As one of the Official Activities of Global Entrepreneurship Week in 2009, the Global Cleantech Open Ideas Competition combed the globe to find the next “big ideas” in clean technology. Startups from around the world competed for a prize worth $100,000 in startup services, with entries received from Brazil, China, Denmark, Israel, Italy, New Zealand and the U.S. Finalists met in Silicon Valley during the Week for a final round of competition.
Replenish Energy’s business plan involves mass producing fuel using micro-algae and an innovative hybrid open-pond system. As the world’s most efficient renewable energy source today, micro-algae can deliver 48,000 kilowatts of electricity per million dollars of capital invested.
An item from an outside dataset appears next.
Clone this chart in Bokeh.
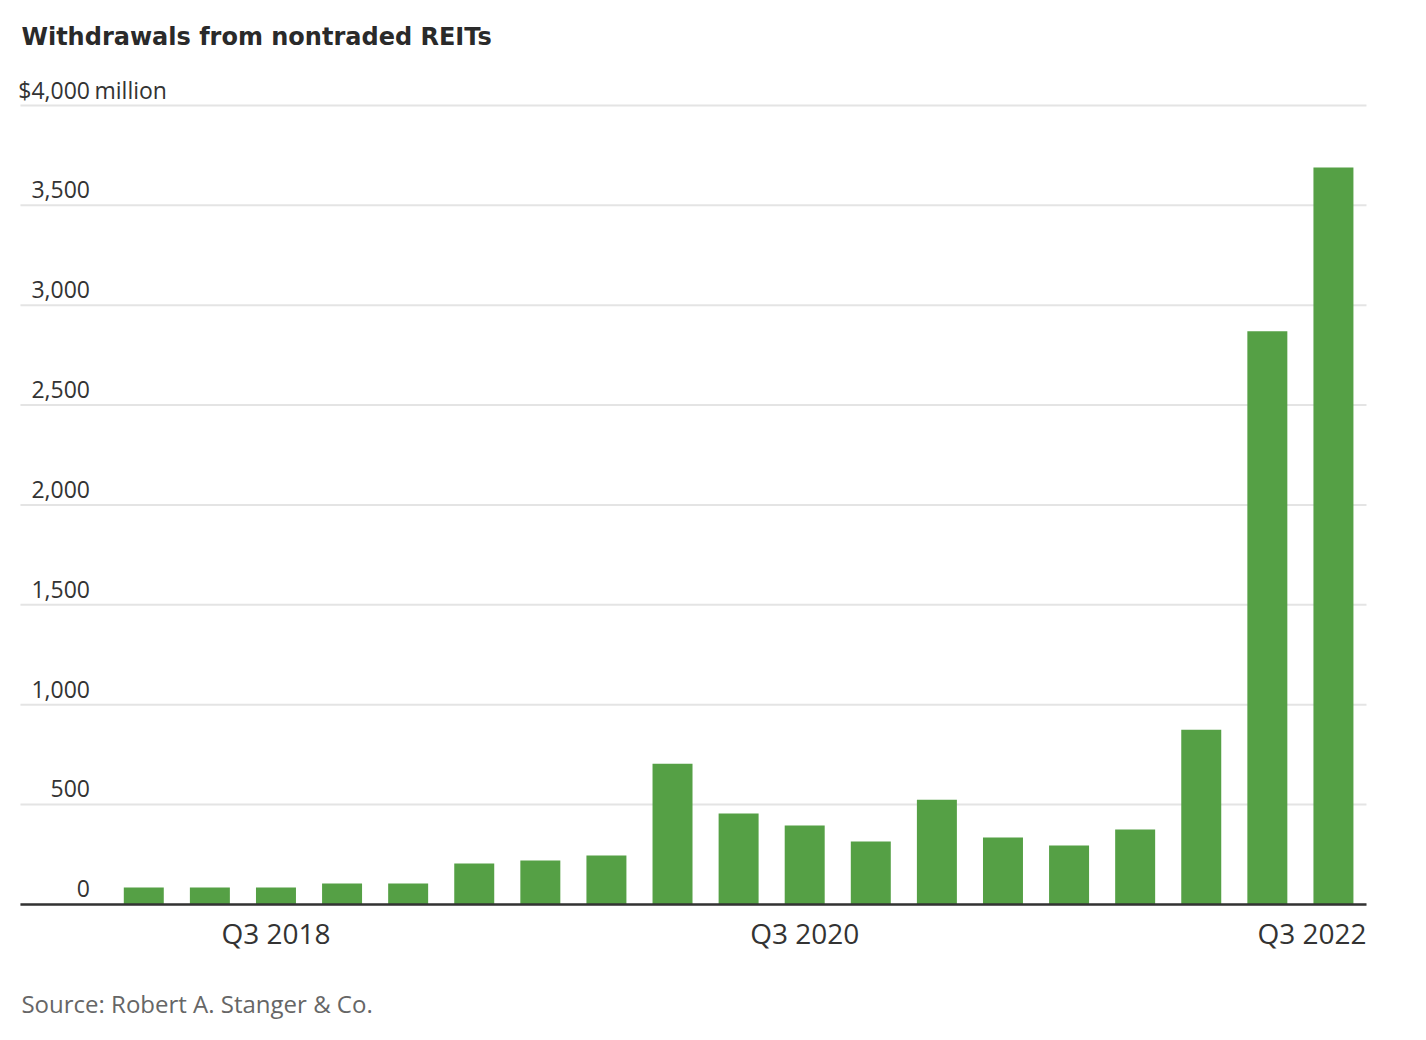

This compares to 470kW for solar panels and 1,300kW for wind turbines.
The company was founded by John Chapin, a fisheries engineer scholar and expert, and Jorge Gaskins, who founded an organic seafood company and has extensive background working with organic soy beans.
Gaskins is optimistic about the market potential of microalgae.
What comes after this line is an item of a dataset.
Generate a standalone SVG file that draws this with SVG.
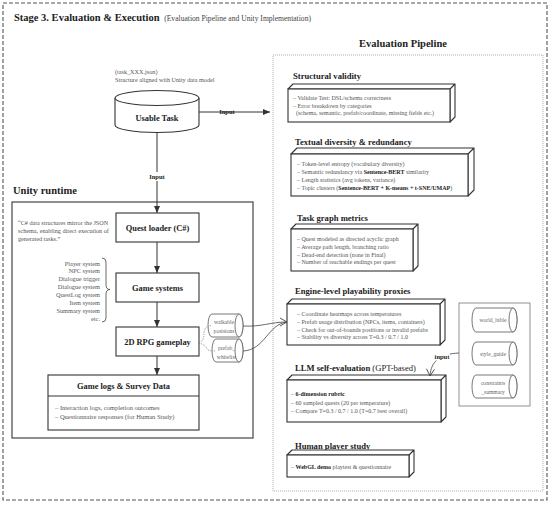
<svg xmlns="http://www.w3.org/2000/svg" width="550" height="505" viewBox="0 0 550 505">
<defs>
<marker id="ah" markerWidth="8" markerHeight="8" refX="7" refY="4" orient="auto" markerUnits="userSpaceOnUse">
<path d="M0,1 L7,4 L0,7 Z" fill="#333"/>
</marker>
<marker id="ov" markerWidth="10" markerHeight="10" refX="8" refY="5" orient="auto" markerUnits="userSpaceOnUse">
<path d="M1,1 L8,5 L1,9" fill="none" stroke="#444" stroke-width="0.9"/>
</marker>
</defs>
<style>
text{font-family:"Liberation Serif","Times New Roman",serif;fill:#222}
.t{font-size:10.5px;font-weight:bold}
.st{font-size:7.6px;fill:#444}
.h{font-size:8.6px;font-weight:bold}
.n{font-size:8.4px;font-weight:bold;text-anchor:middle}
.b{font-size:6px;fill:#555}
.b b,.bb{font-weight:bold;fill:#222}
.q{font-size:6.2px;fill:#555}
.ls{font-size:6.3px;fill:#555;text-anchor:end}
.g{font-size:6.5px;fill:#555}
.c{font-size:5.6px;fill:#666;text-anchor:middle}
.lab{font-size:6.5px;font-weight:bold;text-anchor:middle}
.box{fill:#fff;stroke:#333;stroke-width:1.1}
.face{fill:#fff;stroke:#333;stroke-width:1.1;stroke-linejoin:round}
.cyl{fill:#fff;stroke:#555;stroke-width:0.8}
.con{fill:none;stroke:#333;stroke-width:1}
</style>

<rect x="3" y="3" width="544" height="497" fill="none" stroke="#555" stroke-width="1.1" stroke-dasharray="4,2"/>
<text class="t" x="14" y="21">Stage 3. Evaluation &amp; Execution <tspan class="st" font-weight="normal" dx="2">(Evaluation Pipeline and Unity Implementation)</tspan></text>

<text class="t" x="403" y="47" text-anchor="middle" font-size="11px">Evaluation Pipeline</text>
<rect x="273" y="55" width="270" height="436" fill="none" stroke="#999" stroke-width="0.8" stroke-dasharray="1,1"/>

<text class="t" x="13" y="194">Unity runtime</text>
<rect x="12" y="202" width="241" height="236" fill="none" stroke="#333" stroke-width="1.1"/>

<g id="usable-task">
<text class="q" x="115" y="74">(task_XXX.json)</text>
<text class="q" x="115" y="82">Structure aligned with Unity data model</text>
<path class="box" d="M115,98 L115,125 A42,7.5 0 0 0 199,125 L199,98"/>
<ellipse class="box" cx="157" cy="98" rx="42" ry="7.5"/>
<text class="n" x="157" y="121">Usable Task</text>
</g>

<g id="quest-loader">
<rect class="box" x="116" y="213" width="83" height="29"/>
<text class="n" x="157.5" y="231">Quest loader (C#)</text>
<text class="q" x="18" y="225">“C# data structures mirror the JSON</text>
<text class="q" x="18" y="233">schema, enabling direct execution of</text>
<text class="q" x="18" y="240.5">generated tasks.”</text>
</g>

<g id="game-systems">
<rect class="box" x="116" y="273" width="83" height="29"/>
<text class="n" x="157.5" y="291">Game systems</text>
<path d="M102,258 Q106,258 106,262 L106,285 Q106,289.5 110,289.5 Q106,289.5 106,294 L106,318 Q106,322 102,322" fill="none" stroke="#444" stroke-width="0.8"/>
<text class="ls" x="100" y="265.5">Player system</text>
<text class="ls" x="100" y="273.4">NPC system</text>
<text class="ls" x="100" y="281.3">Dialogue trigger</text>
<text class="ls" x="100" y="289.2">Dialogue system</text>
<text class="ls" x="100" y="297.1">QuestLog system</text>
<text class="ls" x="100" y="305">Item system</text>
<text class="ls" x="100" y="312.9">Summary system</text>
<text class="ls" x="100" y="320.8">etc.</text>
</g>

<g id="rpg-gameplay">
<rect class="box" x="116" y="327" width="83" height="29"/>
<text class="n" x="157.5" y="345">2D RPG gameplay</text>
</g>

<g id="game-logs">
<rect class="box" x="48" y="375" width="151" height="55"/>
<line x1="48" y1="396" x2="199" y2="396" stroke="#333" stroke-width="1"/>
<text class="n" x="123.5" y="389">Game logs &amp; Survey Data</text>
<text class="g" x="55" y="410">– Interaction logs, completion outcomes</text>
<text class="g" x="55" y="419">– Questionnaire responses (for Human Study)</text>
</g>

<g id="walkable">
<path class="cyl" d="M212,314 L239,314 A4,11.5 0 0 1 239,337 L212,337 A4,11.5 0 0 1 212,314 Z"/>
<ellipse class="cyl" cx="239" cy="325.5" rx="4" ry="11.5"/>
<text class="c" x="224" y="323.5">walkable</text>
<text class="c" x="224" y="332.5">posisions</text>
</g>
<g id="prefab">
<path class="cyl" d="M216,339 L239,339 A4,11.5 0 0 1 239,362 L216,362 A4,11.5 0 0 1 216,339 Z"/>
<ellipse class="cyl" cx="239" cy="350.5" rx="4" ry="11.5"/>
<text class="c" x="226.5" y="349.5">prefab_</text>
<text class="c" x="226.5" y="358.5">whitelist</text>
</g>

<g id="structural-validity">
<text class="h" x="293" y="79">Structural validity</text>
<path class="face" d="M288,89 L293,84 L455,84 L450,89 Z M450,89 L455,84 L455,117 L450,122 Z"/>
<rect class="box" x="288" y="89" width="162" height="33"/>
<text class="b" x="293" y="100">– Validate Test:  DSL/schema correctness</text>
<text class="b" x="293" y="107.5">– Error breakdown by categories</text>
<text class="b" x="296" y="115">(schema, semantic, prefab/coordinate, missing fields etc.)</text>
</g>

<g id="textual-diversity">
<text class="h" x="295" y="145">Textual diversity &amp; redundancy</text>
<path class="face" d="M291,154 L297,148 L474,148 L468,154 Z M468,154 L474,148 L474,190 L468,196 Z"/>
<rect class="box" x="291" y="154" width="177" height="42"/>
<text class="b" x="297" y="166">– Token-level entropy (vocabulary diversity)</text>
<text class="b" x="297" y="174">– Semantic redundancy via <tspan class="bb">Sentence-BERT</tspan> similarity</text>
<text class="b" x="297" y="182">– Length statistics (avg tokens, variance)</text>
<text class="b" x="297" y="190">– Topic clusters (<tspan class="bb">Sentence-BERT + K-means + t-SNE/UMAP</tspan>)</text>
</g>

<g id="task-graph">
<text class="h" x="297" y="221">Task graph metrics</text>
<path class="face" d="M291,229 L296,224 L418,224 L413,229 Z M413,229 L418,224 L418,266 L413,271 Z"/>
<rect class="box" x="291" y="229" width="122" height="42"/>
<text class="b" x="297" y="241">– Quest modeled as directed acyclic graph</text>
<text class="b" x="297" y="249">– Average path length, branching ratio</text>
<text class="b" x="297" y="256.5">– Dead-end detection (none in Final)</text>
<text class="b" x="297" y="264">– Number of reachable endings per quest</text>
</g>

<g id="engine-level">
<text class="h" x="295" y="294">Engine-level playability proxies</text>
<path class="face" d="M287,304 L292,299 L445,299 L440,304 Z M440,304 L445,299 L445,340 L440,345 Z"/>
<rect class="box" x="287" y="304" width="153" height="41"/>
<text class="b" x="297" y="316">– Coordinate heatmaps across temperatures</text>
<text class="b" x="297" y="324">– Prefab usage distribution (NPCs, items, containers)</text>
<text class="b" x="297" y="331.5">– Check for out-of-bounds positions or invalid prefabs</text>
<text class="b" x="297" y="339">– Stability vs diversity across T=0.3 / 0.7 / 1.0</text>
</g>

<g id="llm-self-eval">
<text class="h" x="295" y="371">LLM self-evaluation <tspan font-weight="normal">(GPT-based)</tspan></text>
<path class="face" d="M287,380 L292,375 L446,375 L441,380 Z M441,380 L446,375 L446,417 L441,422 Z"/>
<rect class="box" x="287" y="380" width="154" height="42"/>
<text class="b" x="291" y="396">– <tspan class="bb">6-dimension rubric</tspan></text>
<text class="b" x="291" y="404.5">– 60 sampled quests (20 per temperature)</text>
<text class="b" x="291" y="413">– Compare T=0.3 / 0.7 / 1.0 (T=0.7 best overall)</text>
</g>

<g id="human-study">
<text class="h" x="295" y="449">Human player study</text>
<path class="face" d="M287,455 L292,450 L414,450 L409,455 Z M409,455 L414,450 L414,472 L409,477 Z"/>
<rect class="box" x="287" y="455" width="122" height="22"/>
<text class="b" x="291" y="469">– <tspan class="bb">WebGL demo</tspan> playtest &amp; questionnaire</text>
</g>

<g id="resources">
<rect x="459" y="303" width="71" height="103" fill="none" stroke="#777" stroke-width="0.8"/>
<path class="cyl" d="M476,308 L513,308 A4,12 0 0 1 513,332 L476,332 A4,12 0 0 1 476,308 Z"/>
<ellipse class="cyl" cx="513" cy="320" rx="4" ry="12"/>
<text class="c" x="493" y="322">world_bible</text>
<path class="cyl" d="M476,342 L513,342 A4,11.5 0 0 1 513,365 L476,365 A4,11.5 0 0 1 476,342 Z"/>
<ellipse class="cyl" cx="513" cy="353.5" rx="4" ry="11.5"/>
<text class="c" x="493" y="355.5">style_guide</text>
<path class="cyl" d="M476,375 L513,375 A4,11.5 0 0 1 513,398 L476,398 A4,11.5 0 0 1 476,375 Z"/>
<ellipse class="cyl" cx="513" cy="386.5" rx="4" ry="11.5"/>
<text class="c" x="493" y="384.5">constraints</text>
<text class="c" x="493" y="393.5">_summary</text>
</g>

<g id="connectors">
<line class="con" x1="199" y1="112" x2="270" y2="112" marker-end="url(#ah)"/>
<text class="lab" x="227" y="114">Input</text>
<line class="con" x1="157" y1="132" x2="157" y2="213" marker-end="url(#ah)"/>
<rect x="147" y="172" width="20" height="9" fill="#fff"/>
<text class="lab" x="157" y="179">Input</text>
<line class="con" x1="157" y1="242" x2="157" y2="273" marker-end="url(#ah)"/>
<line class="con" x1="157" y1="302" x2="157" y2="327" marker-end="url(#ah)"/>
<line class="con" x1="157" y1="356" x2="157" y2="375" marker-end="url(#ah)"/>
<path d="M199,343 Q204,341 204,333 Q204,326 212,325.5 M199,343 Q206,345 207,349 Q208,351 216,351" fill="none" stroke="#777" stroke-width="0.8" stroke-dasharray="1,1"/>
<path d="M243,326 C262,327 270,322 287,322" fill="none" stroke="#444" stroke-width="0.8" marker-end="url(#ov)"/>
<path d="M243,351 C265,350 268,324 287,322" fill="none" stroke="#444" stroke-width="0.8"/>
<path d="M459,353 C440,354 431,361 430,376" fill="none" stroke="#444" stroke-width="0.8" marker-end="url(#ov)"/>
<rect x="434" y="353.5" width="16" height="7" fill="#fff"/>
<text class="lab" x="442" y="359" font-size="5.5px">input</text>
</g>
</svg>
“It’s an emerging industry,” he said. “The culture of microalgae in the world is still measured in thousands of acres, as opposed to millions of acres for grains, but it’s come along a great deal. It’s been well known for some time, but it just seems to be one of the things that every time we gear up to do serious research with microalgae the price of oil goes down, or the U.S. priority seems to be so focused on other things (like ethanol) and microalgae gets pushed down.”
Large corporations like Exxon, Pacific Power and Light, Chevron and BP have all made recent investments in the technology. However, Gaskins has a slightly different objective to his research and development.
“We’re true to our roots, and our roots are in agriculture,” Gaskins said. “We don’t believe in genetically-modified algae as being a solution. So, we divert from the larger, better-financed efforts that Bill Gates and Chevron and others have invested in, because we think the secret lies in a better culture process, as well as a lower-energy requirement extraction process.”
And Gaskins said Replenish Energy has developed the technology to give them a market advantage—able to produce an average of 10,000 gallons of oil per pond acre, per year, with a cost around $0.05 to $0.10 per gallon. About 85 percent of the oil extracted can be used by consumers for everything from fuel oil, to human consumption.
The technology is also highly exportable, although algae production is more robust in sunnier, warmer climates.
Replenish Energy is already working with Cleantech Open and their network of resources to develop the company even further.
“We’ll wait and see what the reaction is,” Gaskins said. “This is an ambitious start-up. We’ve been making every attempt possible to not be undercapitalized.”
Aside from CTO, Replenish Energy was also selected as a top 10 finalist in The Economist’s “Innovative Solutions in the Energy Sector” competition, which included an opportunity to present their idea at the 2009 Carbon Economy Summit in Washington, D.C., in November 2009.